Yale's Environmental Engineering Program Named Among Top 10 in the U.S.

With cutting-edge research and internationally recognized faculty, Yale’s Environmental Engineering program has quickly become a leader in the field. This achievement is underscored by its No. 9 ranking in the 2024 U.S. News & World Report’s Best Graduate Engineering School Rankings for environmental engineering, tying with institutions like MIT, Cornell, Rice, and Purdue.

"The Environmental Engineering program’s consistent high placement in the rankings reflect its caliber of pioneering research and exceptional faculty," said Yale Engineering Dean Jeffrey Brock. "Their highly impactful and widely cited work on critical issues like water purification, air quality monitoring, and the spread of infectious diseases is making waves on a global scale, truly bettering our world."

The program emphasizes a multidisciplinary approach to solving environmental problems, allowing graduate students to pursue their educational and research interests across departmental lines and utilize resources from other departments and schools at Yale.

Research from the environmental engineering program has significantly influenced public discourse on crucial environmental issues today. These include water desalination and wastewater reuse, the impact of energy production and use on air quality and climate change, the environmental implications of engineered nanomaterials, sources of human exposure to bacteria and fungi in built environments, and the chemical reactions in flavored e-cigarette liquids that can irritate users' airways.

Several faculty members have close ties and appointments across the campus, including Yale’s School of the Environment and School of Public Health. They also collaborate with national laboratories like Brookhaven and Pacific Northwest and lead major research centers and initiatives such as NWAI, NEWT, and SEARCH. Additionally, many serve as editors for many of the field’s leading journals and publications.
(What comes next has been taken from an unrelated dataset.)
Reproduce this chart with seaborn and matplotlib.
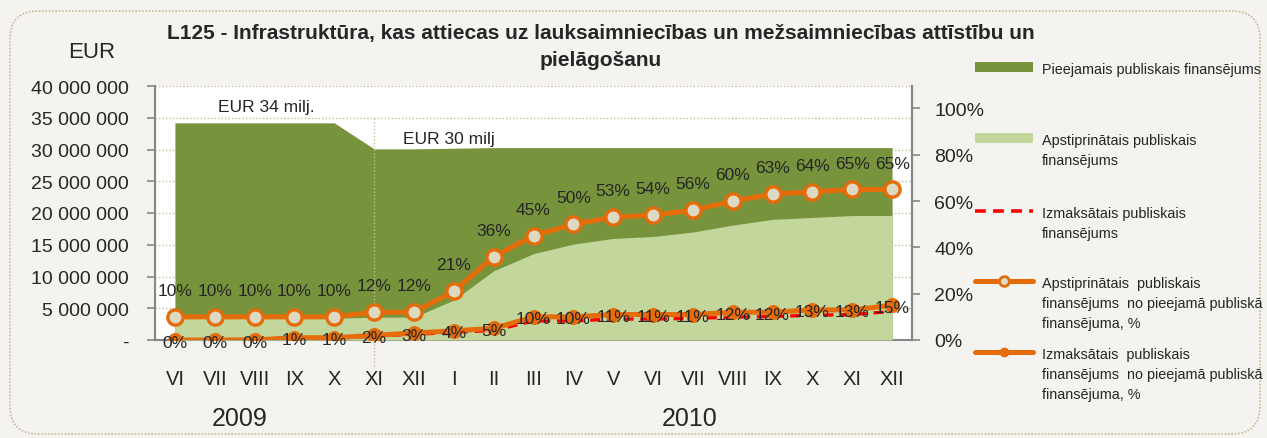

Despite having a relatively small faculty size of seven full-time members, the program’s impact is considerable. Lea Winter, assistant professor of chemical & environmental engineering, attributes the program’s success to its collaborative and supportive environment.

“It's been exciting to join this community of scientists working to tackle some of the biggest challenges facing society and the planet,” she said. “I am continually inspired by the new fundamental knowledge and technological innovations being developed every day by our students and faculty.”

Winter – a Yale Engineering alum and the program’s most recent faculty hire – has already found success as a recent winner of the Beckman Young Investigator Award. She appreciates the progress and impact the program has already made at a time when critical solutions are needed.

“Witnessing the growth of our department over the last decade – first as an undergraduate student becoming inspired by the urgent engineering challenges of providing access to clean water, then returning as a postdoc to a larger department with an established ecosystem supporting the pursuit of fundamentally new and practical technologies, and now as a faculty member working on building our strengths around areas like climate change solutions – I couldn't imagine a better place to train the next generation of environmental engineers,” she said.

In addition to Environmental Engineering's Top 10 ranking, Yale Engineering's overall school ranking jumped 11 places, marking the largest increase of any Top 50 program.